O PSDB avançou, de olhos abertos, rumo ao abismo engalfinhando-se durante 15 anos nas estéreis lutas intestinas entre seus caciques, firmando um pacto faustiano com Eduardo Cunha em nome do impeachment e, finalmente, perfilando-se com o Aécio Neves do malote de dinheiro da JBS. Mas o colapso tem raízes mais profundas: desenhou-se lá atrás, quando o partido de FHC não soube formular uma política social alternativa ao programa paternalista de estímulo ao consumo privado conduzido pelo lulismo triunfante. O vazio de ideias da candidatura de Geraldo Alckmin espelha um impasse antigo, que se manifesta agonicamente nas periódicas celebrações tucanas dos aniversários do Plano Real.

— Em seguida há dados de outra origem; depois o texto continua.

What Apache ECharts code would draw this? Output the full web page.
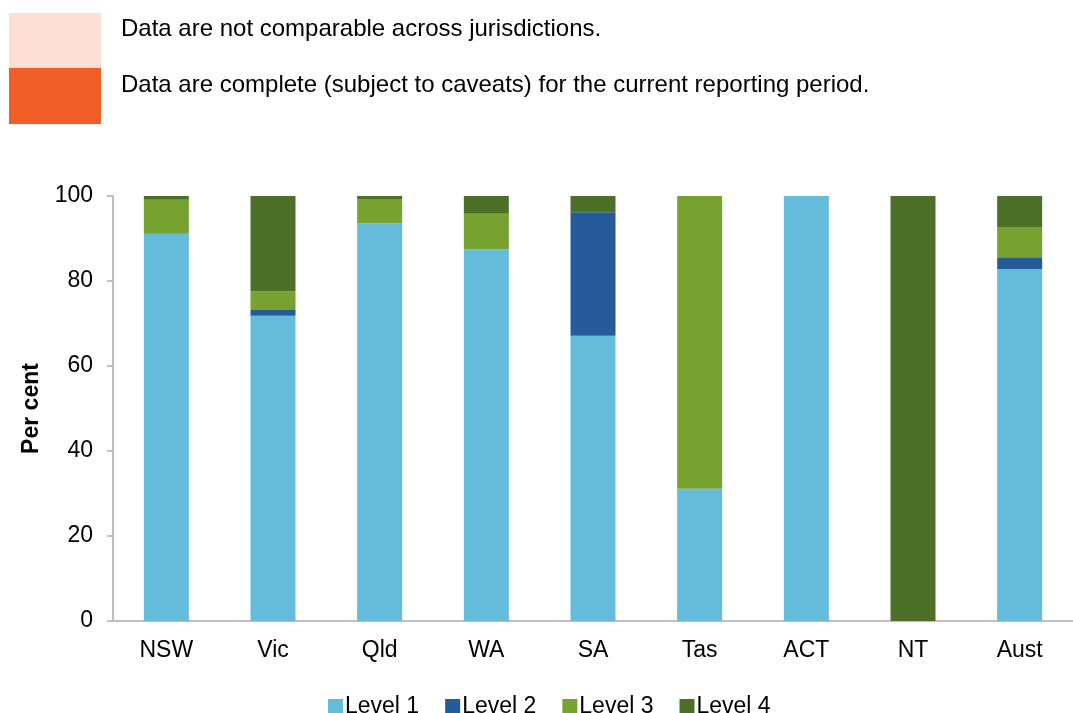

“Exemplo de lealdade no ninho: enquanto Alckmin tenta consolidar sua candidatura, FHC busca um Macron para chamar de seu”, disparou um obscuro deputado petista, acertando o alvo. Duvidando do candidato tucano, FHC descreve círculos especulativos ao redor da potencial candidatura de Luciano Huck, qualificando-a como “boa para o Brasil”, capaz de “arejar” o cenário e “botar em perigo a política tradicional”. O Macron da França surgiu no vórtice de uma crise dramática, criou um partido centrista viável e ofereceu à nação um ousado projeto de reformas econômicas, sociais e institucionais. Já o Macron de FHC emerge como fenômeno exclusivamente midiático: uma estrela brilhante na constelação das celebridades.
Macron — como, em circunstâncias nacionais diferentes, o argentino Mauricio Macri e o partido espanhol Cidadãos — evidencia que o centro político é capaz de se reinventar diante do desafio populista. O Macron de FHC é o exato oposto disso: um atestado de falência do nosso centro político.